In 2005 my husband and I rented Johnny Mnemonic; it was one of the stupidest films we had ever seen. Curious to see if it was a problem with the translation to film or the source material, I decided to get a copy of the book: Burning Chrome, the first story being "Johnny Mnemonic." Having now suffered through the entire collection of stories, I can say that both the filmmakers and the author can share the blame equally.I know that there are many fans of William Gibson's books but he doesn't do much for me. The worst of the stories in Burning Chrome bored me. The others were vaguely derivative of Philip K. Dick and Jack Kerouac but with some new cyber-babble thrown in. The three best stories of the book were ones that Gibson co-wrote: "The Belonging Kind" with John Shirley, "Red Star, White Orbit" with Bruce Sterling, and "Dogfight" Michael Swanwick. These collaborations allowed Gibson to world build (his strong suit) while the plot was left to the collaborator.
—Sarah Sammis

Burning Chrome is a collection of William Gibson’s early short fiction and a good starting point for anyone unfamiliar with his work. These seminal cyberpunk stories were written in the late ‘70’s and early ‘80’s. And although technology has gathered substance and taken form in the intervening years, they’ve lost none of their power.
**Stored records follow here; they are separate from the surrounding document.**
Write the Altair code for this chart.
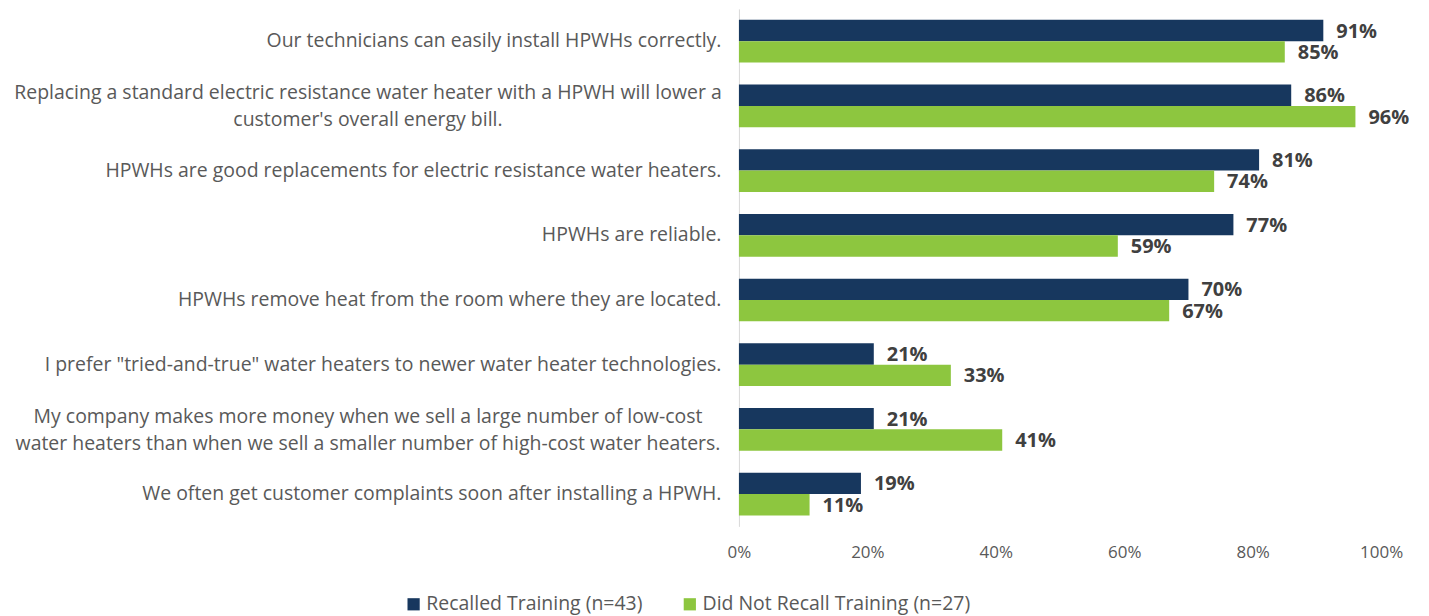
import altair as alt
import pandas as pd

statements = [
    "Our technicians can easily install HPWHs correctly.",
    "Replacing a standard electric resistance water heater with a HPWH will lower a|customer's overall energy bill.",
    "HPWHs are good replacements for electric resistance water heaters.",
    "HPWHs are reliable.",
    "HPWHs remove heat from the room where they are located.",
    "I prefer \"tried-and-true\" water heaters to newer water heater technologies.",
    "My company makes more money when we sell a large number of low-cost|water heaters than when we sell a smaller number of high-cost water heaters.",
    "We often get customer complaints soon after installing a HPWH.",
]
series = ["Recalled Training (n=43)", "Did Not Recall Training (n=27)"]
recalled = [91, 86, 81, 77, 70, 21, 21, 19]
not_recalled = [85, 96, 74, 59, 67, 33, 41, 11]
x_ticks = [0, 20, 40, 60, 80, 100]
colors = ["#17375E", "#8DC63F"]

rows = []
for i, s in enumerate(statements):
    rows.append({"statement": s, "series": series[0], "value": recalled[i]})
    rows.append({"statement": s, "series": series[1], "value": not_recalled[i]})
df = pd.DataFrame(rows)

FONT = "Open Sans"
LBL_COLOR = "#595959"
MULTI = "indexof(datum.value, '|') >= 0"

y_enc = alt.Y(
    "statement:N",
    sort=statements,
    scale=alt.Scale(paddingInner=0.34, paddingOuter=0.17),
    axis=alt.Axis(
        title=None,
        labelExpr="split(datum.label, '|')",
        labelFont=FONT,
        labelFontSize=19.5,
        labelColor=LBL_COLOR,
        labelLimit=0,
        labelAlign={"condition": {"test": MULTI, "value": "center"}, "value": "right"},
        labelPadding={"condition": {"test": MULTI, "value": 372.5}, "value": 18},
        labelOffset={"condition": {"test": MULTI, "value": -12.5}, "value": 0},
        labelLineHeight=27,
        ticks=False,
        domain=True,
        domainColor="#D9D9D9",
        domainWidth=1,
        grid=False,
    ),
)
x_enc = alt.X(
    "value:Q",
    scale=alt.Scale(domain=[0, 100]),
    axis=alt.Axis(
        title=None,
        values=x_ticks,
        labelExpr="datum.value + '%'",
        labelFont=FONT,
        labelFontSize=17,
        labelColor=LBL_COLOR,
        labelPadding=18,
        labelFlush=False,
        ticks=False,
        domain=False,
        grid=False,
    ),
)
yoff = alt.YOffset("series:N", sort=series)

base = alt.Chart(df)
bars = base.mark_bar().encode(
    y=y_enc,
    x=x_enc,
    yOffset=yoff,
    color=alt.Color(
        "series:N",
        sort=series,
        scale=alt.Scale(domain=series, range=colors),
        legend=alt.Legend(
            title=None,
            orient="none",
            legendX=-336,
            legendY=587,
            direction="horizontal",
            symbolType="square",
            symbolSize=150,
            symbolStrokeWidth=0,
            labelFont=FONT,
            labelFontSize=19.5,
            labelColor=LBL_COLOR,
            labelLimit=0,
            columnPadding=37,
            labelOffset=3,
        ),
    ),
)
labels = (
    base.transform_calculate(lbl="datum.value + '%'")
    .mark_text(
        align="left", baseline="middle", dx=13, dy=1, font=FONT, fontSize=20,
        fontWeight="bold", color="#404040"
    )
    .encode(
        y=alt.Y("statement:N", sort=statements),
        x="value:Q",
        yOffset=yoff,
        text="lbl:N",
    )
)

chart = (
    alt.layer(bars, labels)
    .properties(
        width=644,
        height=519,
        autosize=alt.AutoSizeParams(type="none"),
        padding={"left": 733, "top": 0, "right": 40, "bottom": 92},
    )
    .configure_view(stroke=None)
)
chart.save("out.html", embed_options={"renderer": "svg", "actions": False})
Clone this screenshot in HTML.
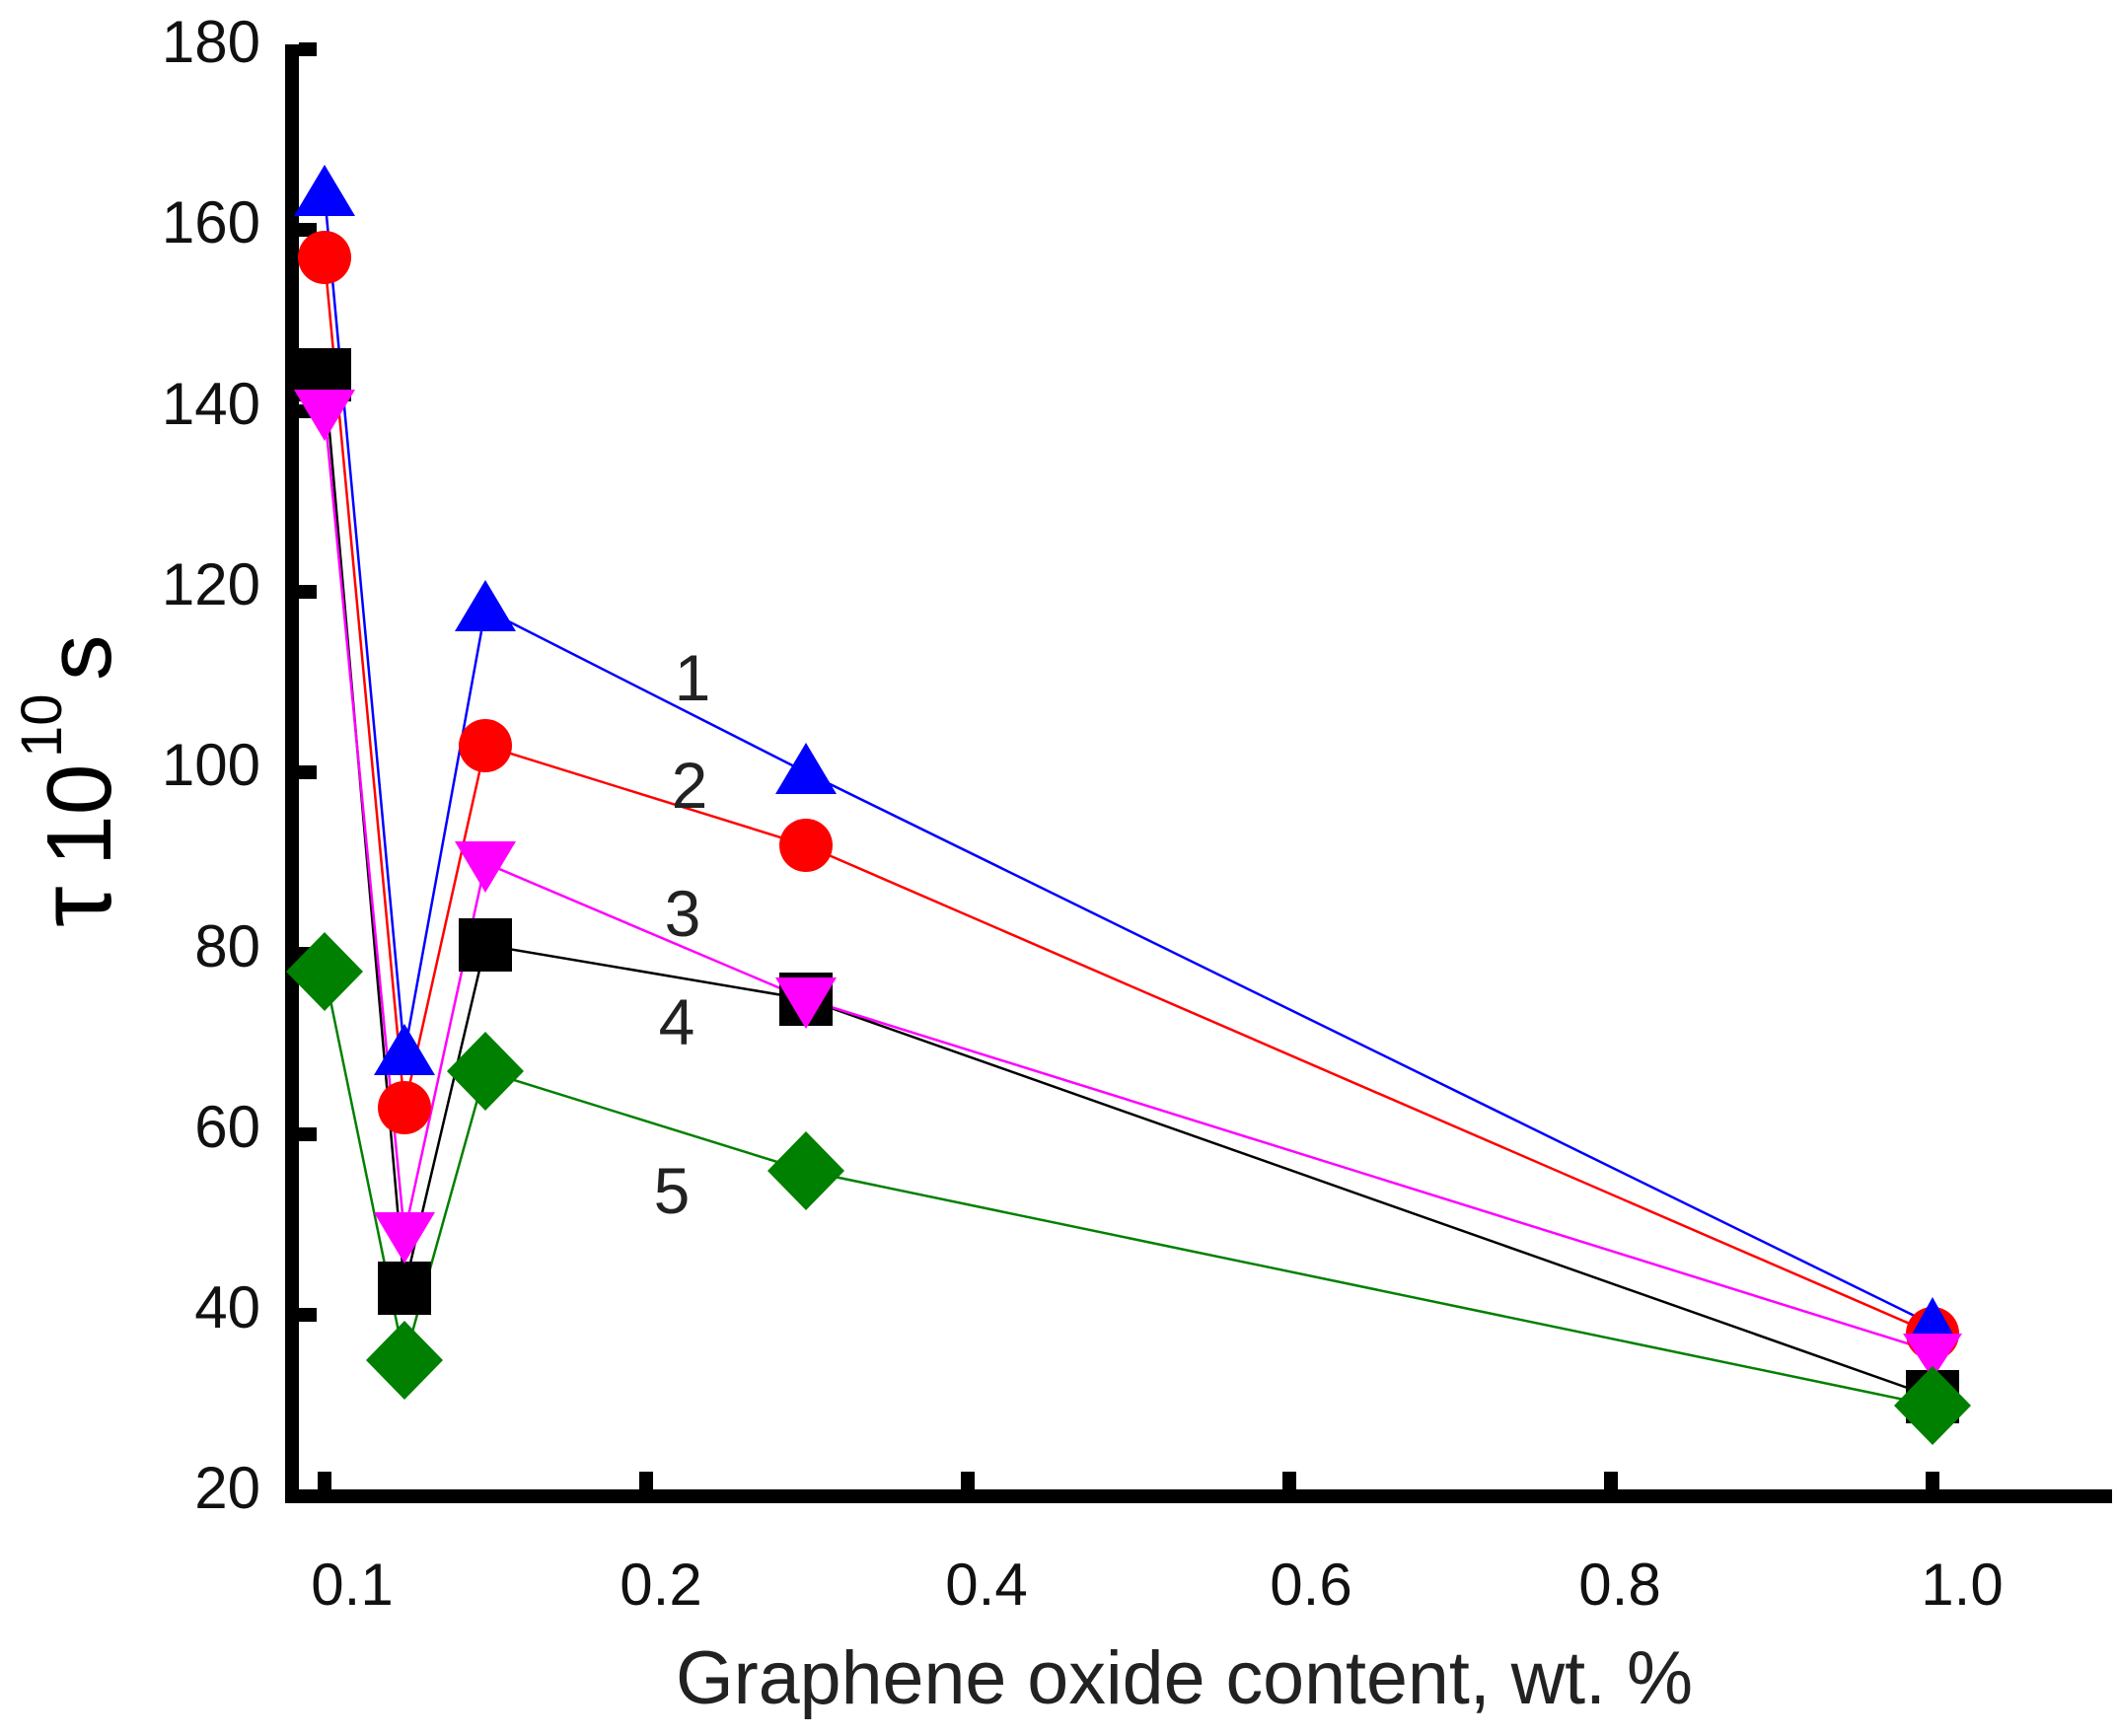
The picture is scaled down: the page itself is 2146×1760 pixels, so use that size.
<!DOCTYPE html>
<html><head><meta charset="utf-8"><style>
html,body{margin:0;padding:0;background:#fff;}
svg{display:block;}
text{font-family:"Liberation Sans","DejaVu Sans",sans-serif;}
</style></head><body>
<svg width="2146" height="1760" viewBox="0 0 2146 1760" xmlns="http://www.w3.org/2000/svg">
<rect width="2146" height="1760" fill="#fff"/>
<rect x="289" y="1510" width="1852" height="14" fill="#000"/>
<rect x="289" y="45" width="14" height="1479" fill="#000"/>
<g fill="#000">
<rect x="303" y="43" width="18" height="14"/>
<rect x="303" y="226" width="18" height="14"/>
<rect x="303" y="410" width="18" height="14"/>
<rect x="303" y="593" width="18" height="14"/>
<rect x="303" y="776" width="18" height="14"/>
<rect x="303" y="960" width="18" height="14"/>
<rect x="303" y="1143" width="18" height="14"/>
<rect x="303" y="1326" width="18" height="14"/>
<rect x="322" y="1492" width="14" height="20"/>
<rect x="648" y="1492" width="14" height="20"/>
<rect x="974" y="1492" width="14" height="20"/>
<rect x="1300" y="1492" width="14" height="20"/>
<rect x="1626" y="1492" width="14" height="20"/>
<rect x="1952" y="1492" width="14" height="20"/>
</g>
<g font-size="60" text-anchor="end" fill="#111">
<text x="264" y="63">180</text>
<text x="264" y="246">160</text>
<text x="264" y="430">140</text>
<text x="264" y="613">120</text>
<text x="264" y="796">100</text>
<text x="264" y="980">80</text>
<text x="264" y="1163">60</text>
<text x="264" y="1346">40</text>
<text x="264" y="1529">20</text>
</g>
<g font-size="60" text-anchor="middle" fill="#111">
<text x="357" y="1627">0.1</text>
<text x="670" y="1627">0.2</text>
<text x="1000" y="1627">0.4</text>
<text x="1329" y="1627">0.6</text>
<text x="1642" y="1627">0.8</text>
<text x="1989" y="1627">1.0</text>
</g>
<text x="685" y="1727" font-size="76" fill="#222" textLength="1031" lengthAdjust="spacingAndGlyphs">Graphene oxide content, wt. %</text>
<g transform="translate(112,940) rotate(-90)" fill="#000">
<text x="0" y="0" font-size="105" font-family="'DejaVu Serif','Liberation Serif',serif">τ</text>
<text x="62" y="0" font-size="93">10</text>
<text x="172" y="-50" font-size="58">10</text>
<text x="250" y="0" font-size="93">s</text>
</g>
<g fill="none" stroke-width="2.5">
<polyline stroke="#0000ff" points="329,197 410,1068 492,618 817,783 1959,1343"/>
<polyline stroke="#ff0000" points="329,261 410,1123 492,756 817,857 1959,1352"/>
<polyline stroke="#000000" points="329,380 410,1306 492,958 817,1013 1959,1416"/>
<polyline stroke="#ff00ff" points="329,417 410,1251 492,875 817,1013 1959,1370"/>
<polyline stroke="#008000" points="329,985 410,1379 492,1086 817,1187 1959,1425"/>
</g>
<g fill="#0000ff">
<polygon points="329,167 298,219 360,219"/>
<polygon points="410,1038 379,1090 441,1090"/>
<polygon points="492,588 461,640 523,640"/>
<polygon points="817,753 786,805 848,805"/>
</g>
<g fill="#000">
<rect x="302" y="353" width="54" height="54"/>
<rect x="383" y="1279" width="54" height="54"/>
<rect x="465" y="931" width="54" height="54"/>
<rect x="790" y="986" width="54" height="54"/>
<rect x="1932" y="1389" width="54" height="54"/>
</g>
<g fill="#ff0000">
<circle cx="329" cy="261" r="27"/>
<circle cx="410" cy="1123" r="27"/>
<circle cx="492" cy="756" r="27"/>
<circle cx="817" cy="857" r="27"/>
<circle cx="1959" cy="1352" r="27"/>
</g>
<g fill="#0000ff">
<polygon points="1959,1315 1934,1360 1984,1360"/>
</g>
<g fill="#ff00ff">
<polygon points="298,395 360,395 329,447"/>
<polygon points="379,1229 441,1229 410,1281"/>
<polygon points="461,853 523,853 492,905"/>
<polygon points="786,991 848,991 817,1043"/>
<polygon points="1929,1352 1989,1352 1959,1398"/>
</g>
<g fill="#008000">
<polygon points="329,945 368,985 329,1025 290,985"/>
<polygon points="410,1339 449,1379 410,1419 371,1379"/>
<polygon points="492,1046 531,1086 492,1126 453,1086"/>
<polygon points="817,1147 856,1187 817,1227 778,1187"/>
<polygon points="1959,1385 1998,1425 1959,1465 1920,1425"/>
</g>
<g font-size="66" text-anchor="middle" fill="#222">
<text x="702" y="710">1</text>
<text x="699" y="819">2</text>
<text x="692" y="949">3</text>
<text x="686" y="1059">4</text>
<text x="681" y="1230">5</text>
</g>
</svg>
</body></html>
Of the ten stories included in this collection, “Hinterlands” and “Burning Chrome” are my particular favorites. “Hinterlands” is a lonely, evocative tale about a space station positioned alongside ‘the highway’ – a mysterious phenomenon discovered when a ship, traveling between Earth and Mars, suddenly disappears. The ship’s eventual return from parts unknown inspires other ‘hitchhikers’. But the highway proves fickle: it accepts some and rejects others. Those favored are greeted upon their return by the space station’s first responders, who brace themselves to confront whatever grim reality is to be found within each returning ship.I'm not a technician, but I appreciate Gibson's craft here: his story arc, the way he feeds us digestible bites. There are beautiful passages, such as his rationale for choosing the word 'highway' over any other description of the phenomenon. I consider this story to be a little apart from Gibson’s usual pieces in content and tone.If “Hinterlands” is a little apart, “Burning Chrome” is smack dab at the center, classic Gibson, as befits a title piece, and more representative of the cyberpunk science fiction subgenre. “Burning Chrome” is a crime caper of the first order, the tale of a clever heist perpetrated by two hackers in the Sprawl, Gibson’s signature landscape. It has a cinematic feel that resonates even in the first sentence: “It was hot, the night we burned Chrome.” In “Burning Chrome” Gibson introduces constructs and concepts he will continue to develop in later work, and several of his recurring characters make their first appearance. For example we meet simstim (simulated stimuli) star Tally Isham, whose biotech-enhanced senses record her immediate experience for sensory download by the general public: reality TV on steroids.In these stories, just as in his novels, Gibson’s abstractions stand in concrete relief against the background of a cultural infrastructure too immediate and too gritty to be purely futuristic or theoretical. There’s no question of his prescience. Read him if you haven’t already.